The Vatican even had a campaign against human trafficking at the FIFA World Cup that was run through the religious women’s organization Talitha Kum. The Nuns spent weeks handing out flyers, showing videos and reporting statistics from former FIFA World Cups that showed sexual exploitation rose 30 percent in connection with the World Cup in Germany in 2006 and 40 percent at the World Cup in South Africa in 2010. Yet the PSA from the Brazilian government and flyers handed out by Roman Catholic Nuns did little to stop the selling of women and girls for sex during the FIFA World Cup, mostly due to the fact the sex trafficking had already begun long before the games started.
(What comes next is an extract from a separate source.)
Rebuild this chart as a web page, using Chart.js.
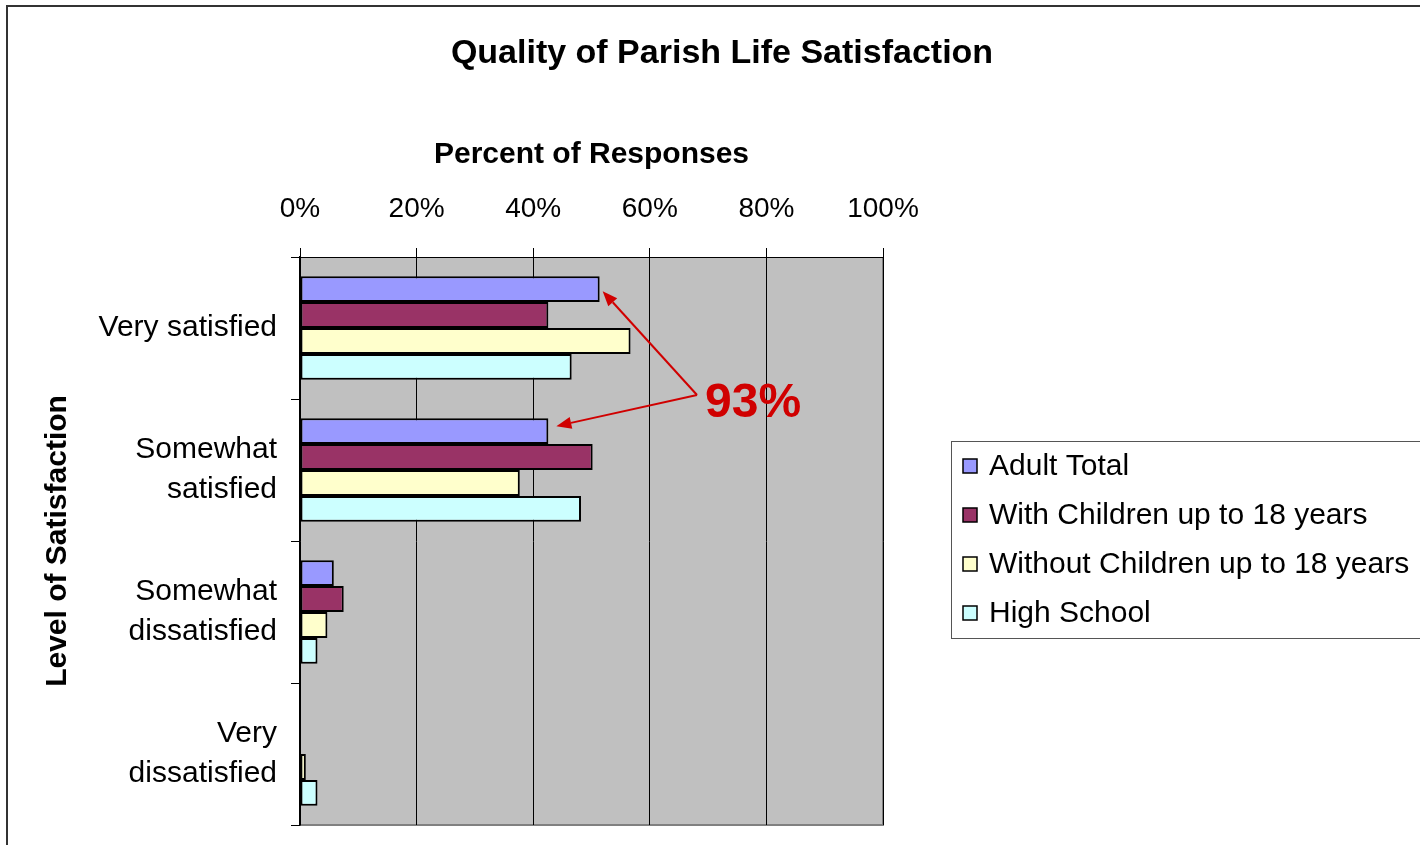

In the year prior to the FIFA World Cup, girls from the impoverished areas of Brazil began to go missing—the numbers were so high that the Brazilian authorities claim to have lost count. Many of the young women were kidnapped from the slums of Brazil by sex traffickers and taken to the FIFA World Cup sites where they were used to service the construction workers building the soccer stadiums. The young women and girls would live nearby in the local shanty-towns or hourly hotels and once the FIFA World Cup began they would walk the streets around the soccer stadium offering themselves to customers for several times the amount they charged the construction workers. Sex trafficking at the world cup began long before the tournament even started and will unfortunately continue long after the FIFA World Cup has ended.